Three more thoughts for the day
The past, present, and future of Cardano in the spirit of an olde English counting song
31 December 2020 5 mins read
We're putting out some thoughts about the past, present and future in the spirit of an olde English counting song. There's one for each of The Twelve Days of Christmas, from December 25 to January 5, and they are being published in batches. Here are three for the next few days.
Day 8. Gerard Moroney, operations director
In the past year, we’ve changed the way we write software for Cardano. Our development philosophy has gone from trying to plan very accurately huge releases to a much more agile process where we release small increments often. We’ve taken a very incremental, step-by-step approach and that has helped build up confidence in our people, in our company, and in the community at large. I think that has been evidenced in the fact that the hard fork release was within two weeks of when we predicted it would happen. We’re all very pleased with that.
As one year ends, I’m busy planning for that next. Now, though, we are pragmatic about the fact that we can predict well things in the short term, but things that are further away and are not so easy to predict. So we’ve been setting expectations with all of our stakeholders about what we can do and when.
I’m looking forward to these changes really bedding in and leading to more benefits for the team. I think we have a happier team right now, managers can trust the figures we’re giving them, and our community knows what to expect and when. On a personal note, I live in Cork near the superb Ballymaloe House, and it will be great to be able to celebrate a big event there once again.
Day 9. Eric Czuleger, senior content editor
After working with IOHK for a year and a half now, the most exciting thing that I witness daily is theory becoming reality. I remember hearing about the challenges of building on-chain governance in the office of our chief science officer Aggelos Kiayias. Attempting to understand the complexity of decision-making on a distributed network was enough to keep me awake at night. I comforted myself with the knowledge that I was content editor and not a researcher.
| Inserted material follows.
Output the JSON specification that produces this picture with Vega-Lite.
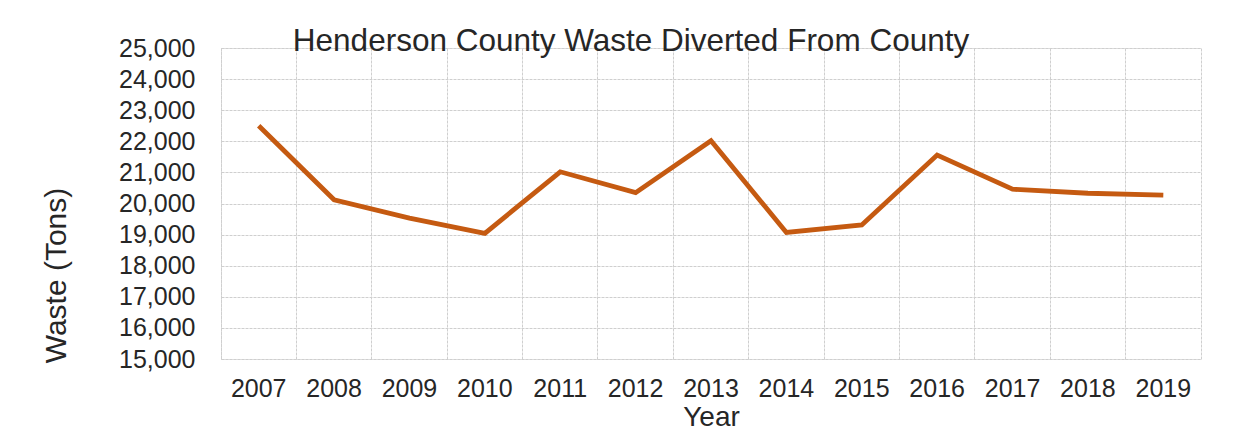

Yet, low and behold, months later Project Catalyst is making governance a reality.
At the moment, I’m looking forward to seeing what happens as Cardano evolves around the world. I’m from the US but I’ve spent a good portion of my time living and working in developing countries, such as Iraq, Lebanon, Albania, and Somalia. Most of these places have been done no favors by the global economic system. I can’t wait to see the results of our first forays into Ethiopia, the Republic of Georgia, and Mongolia. Working with legacy financial institutions seems to be the highest priority for some blockchain projects. I’m glad that giving Ethiopian farmers a leg-up is our measure of success.
I’m about to head out on a trek up Mount Kilimanjaro in Tanzania. In fact, this is the last blog I will have to write for a couple of weeks. Climbing to Uhuru Peak in December might be ill-advised, but I am looking forward to being unreachable by phone or email for nine days.
Day 10. Polina Vinogradova, software engineer
I haven’t had any chance this year to see how ‘UTXO𝗆𝖺: UTXO with multi-asset support’ goes down at dinner parties, but I did get the exciting chance to present the paper I helped to write at a formal methods conference in October. There’s an online ‘pre-print’ of the full paper available, and the ISoLA 2021 proceedings – most of the conference was postponed by a year – are published by Springer. The research described how a UTXO ledger model like Cardano could be adapted to support several native assets. Not only did I get to present the paper, but it was nice to see the research transformed into a formal specification – and then an implementation in the Cardano system over the past few months.
Right now, I am looking forward to finding out how the native tokens testnet goes, and getting feedback, especially about the ledger design. This design, implemented in Haskell via a formal specification, is based on the paper I presented. It’s going to be very satisfying to see it in action!
After all that, the excitement continues as I return to my work on implementing full Plutus smart contract integration into the ledger for the next hard fork. While most of the ledger team has been focused on Shelley, I’ve been working on the formal specification for Plutus integration. Developers can see on GitHub the open-source code IOHK’s engineers have been producing. Now, I can’t wait until we put all the pieces in place and watch the ledger really interface with the Plutus script interpreter.
The final pair of posts in this Twelve Days of Christmas will be published on January 4.